A class of constants that controls how existing data in the table is deleted

- `OFF`

   There is no deleting of existing data. This is the string `__OFF__`.

- `ALL`

   All existing data in the table is deleted. This is the string `__ALL__`.


## Data types

The SQLAlchemy "CamelCase" data types are not supported in table definitions. Instead, you must use types specified with "UPPERCASE" data types. These are non-abstracted database-level types. This is to support automatic migrations - the real database type is required in order to make a comparison with the live table and the one passed into the `ingest` function.

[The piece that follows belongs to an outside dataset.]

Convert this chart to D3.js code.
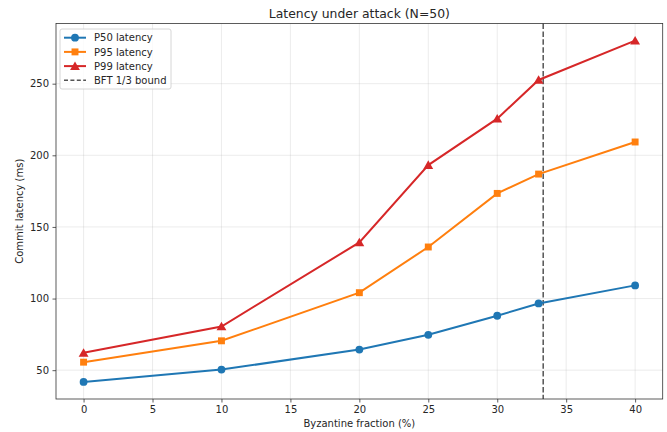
<!DOCTYPE html>
<html>
<head>
<meta charset="utf-8">
<script src="https://cdn.jsdelivr.net/npm/d3@7"></script>
<style>
  body { margin: 0; background: #fff; }
  svg text { font-family: "DejaVu Sans", sans-serif; fill: #262626; }
</style>
</head>
<body>
<svg id="chart"></svg>
<script>
// data
var fractions = [0, 10, 20, 25, 30, 33, 40];
var p50 = [41.8, 50.4, 64.4, 74.7, 88.0, 96.6, 109.2];
var p95 = [55.6, 70.5, 104.1, 136.0, 173.4, 186.9, 209.3];
var p99 = [62.1, 80.5, 139.2, 193.2, 225.6, 252.6, 280.1];
var xTicks = [0, 5, 10, 15, 20, 25, 30, 35, 40];
var yTicks = [50, 100, 150, 200, 250];
var bftBound = 100 / 3;

var seriesNames = ["P50 latency", "P95 latency", "P99 latency"];
var seriesColors = ["#1f77b4", "#ff7f0e", "#d62728"];
var seriesMarkers = [d3.symbolCircle, d3.symbolSquare, d3.symbolTriangle];

function createLineChart() {
    var W = 667, H = 432;
    var padding = {top: 23.5, right: 4.3, bottom: 33, left: 56},
        width = W - padding.left - padding.right,
        height = H - padding.top - padding.bottom;

    var svg = d3.select("#chart").attr("width", W).attr("height", H);
    var g = svg.append("g")
        .attr("transform", "translate(" + padding.left + "," + padding.top + ")");

    // ranges with matplotlib-like 5% margins
    var x = d3.scaleLinear().domain([-2, 42]).range([0, width]);
    var allVals = p50.concat(p95, p99);
    var ymin = d3.min(allVals), ymax = d3.max(allVals), pad = (ymax - ymin) * 0.05;
    var y = d3.scaleLinear().domain([ymin - pad, ymax + pad]).range([height, 0]);

    // grid
    g.append("g").selectAll("line").data(xTicks).enter().append("line")
        .attr("x1", function(d) { return x(d); }).attr("x2", function(d) { return x(d); })
        .attr("y1", 0).attr("y2", height)
        .attr("stroke", "#b0b0b0").attr("stroke-opacity", 0.3).attr("stroke-width", 0.8);
    g.append("g").selectAll("line").data(yTicks).enter().append("line")
        .attr("y1", function(d) { return y(d); }).attr("y2", function(d) { return y(d); })
        .attr("x1", 0).attr("x2", width)
        .attr("stroke", "#b0b0b0").attr("stroke-opacity", 0.3).attr("stroke-width", 0.8);

    // BFT bound line
    g.append("line")
        .attr("x1", x(bftBound)).attr("x2", x(bftBound))
        .attr("y1", 0).attr("y2", height)
        .attr("stroke", "#555").attr("stroke-width", 1.5)
        .attr("stroke-dasharray", "5.5,2.4");

    var line = d3.line()
        .x(function(d, i) { return x(fractions[i]); })
        .y(function(d) { return y(d); });

    [p50, p95, p99].forEach(function(vals, k) {
        g.append("path")
            .datum(vals)
            .attr("fill", "none")
            .attr("stroke", seriesColors[k])
            .attr("stroke-width", 2)
            .attr("d", line);
        g.append("g").selectAll("path").data(vals).enter().append("path")
            .attr("d", d3.symbol().type(seriesMarkers[k]).size(k === 2 ? 42 : 48))
            .attr("transform", function(d, i) {
                return "translate(" + x(fractions[i]) + "," + (y(d) + (k === 2 ? 1 : 0)) + ")";
            })
            .attr("fill", seriesColors[k]);
    });

    // axes
    var xAxis = g.append("g")
        .attr("transform", "translate(0," + height + ")")
        .call(d3.axisBottom(x).tickValues(xTicks).tickSize(3.5).tickPadding(3.5));
    var yAxis = g.append("g")
        .call(d3.axisLeft(y).tickValues(yTicks).tickSize(3.5).tickPadding(3.5));
    [xAxis, yAxis].forEach(function(a) {
        a.select(".domain").remove();
        a.selectAll("line").attr("stroke", "#333").attr("stroke-width", 0.8);
        a.selectAll("text").style("font-size", "10px").style("font-family", "DejaVu Sans").attr("fill", "#262626");
    });

    // frame
    g.append("rect")
        .attr("width", width).attr("height", height)
        .attr("fill", "none").attr("stroke", "#333").attr("stroke-width", 0.8);

    // labels
    svg.append("text")
        .attr("x", padding.left + width / 2).attr("y", 17.5)
        .attr("text-anchor", "middle").style("font-size", "12.4px")
        .text("Latency under attack (N=50)");
    svg.append("text")
        .attr("x", padding.left + width / 2).attr("y", 427)
        .attr("text-anchor", "middle").style("font-size", "10px")
        .text("Byzantine fraction (%)");
    svg.append("text")
        .attr("transform", "translate(22.5," + (padding.top + height / 2) + ") rotate(-90)")
        .attr("text-anchor", "middle").style("font-size", "10px")
        .text("Commit latency (ms)");

    // legend
    var lg = svg.append("g").attr("transform", "translate(60,29)");
    lg.append("rect").attr("width", 111).attr("height", 60).attr("rx", 2)
        .attr("fill", "#fff").attr("fill-opacity", 0.8)
        .attr("stroke", "#ccc").attr("stroke-width", 0.8);
    var items = seriesNames.map(function(n, k) { return {name: n, color: seriesColors[k], marker: seriesMarkers[k], dash: null}; });
    items.push({name: "BFT 1/3 bound", color: "#555", marker: null, dash: "4,2.4"});
    items.forEach(function(it, i) {
        var yy = 8.7 + i * 14.2;
        lg.append("line")
            .attr("x1", 4).attr("x2", 26).attr("y1", yy).attr("y2", yy)
            .attr("stroke", it.color).attr("stroke-width", it.dash ? 1.5 : 2)
            .attr("stroke-dasharray", it.dash);
        if (it.marker) {
            lg.append("path")
                .attr("d", d3.symbol().type(it.marker).size(it.marker === d3.symbolTriangle ? 42 : 48))
                .attr("transform", "translate(15," + (yy + (it.marker === d3.symbolTriangle ? 1 : 0)) + ")")
                .attr("fill", it.color);
        }
        lg.append("text")
            .attr("x", 34).attr("y", yy + 3.6)
            .style("font-size", "10px")
            .text(it.name);
    });
}

createLineChart();
</script>
</body>
</html>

Also not supported is the sqlalchemy.JSON type. Instead use `sa.dialects.postgresql.JSON` or `sa.dialects.postgresql.JSONB`.


## Under the hood

- Ingestion is done exclusively with `COPY FROM`.
- Ingestion is transactional, each batch is ingested completely or not at all
- The table is migrated to match the definition, using techniques to avoid exclusively locking the table to allow parallel SELECT queries.
- If the table has a primary key, then an "upsert" is performed. Data is ingested into an intermediate table, and an `INSERT ... ON CONFLICT(...) DO UPDATE` is performed to copy rows from this intermediate table to the existing table. This doesn't involve an exclusive lock on the live table.
- If there is no known technique for a migration without a long-running exclusive lock, then an intermediate table is used, swapped with the live table at the end of the first batch. This swap does require an exclusive lock, but only for a short time. Backends that hold locks that conflict with this lock are forcably terminated after a delay.
- The high watermark is stored on the table as a COMMENT, JSON-encoded.


## Compatibility

- Python >= 3.7.1 (tested on 3.7.1, 3.8.0, 3.9.0, 3.10.0, and 3.11.0)
- psycopg2 >= 2.9.2 or Psycopg 3 >= 3.1.4
- SQLAlchemy >= 1.4.24 (tested on 1.4.24 and 2.0.0)
- PostgreSQL >= 9.6 (tested on 9.6, 10.0, 11.0, 12.0, 13.0, 14.0, and 15.0)

Note that SQLAlchemy < 2 does not support Psycopg 3, and for SQLAlchemy < 2 `future=True` must be passed to `create_engine`.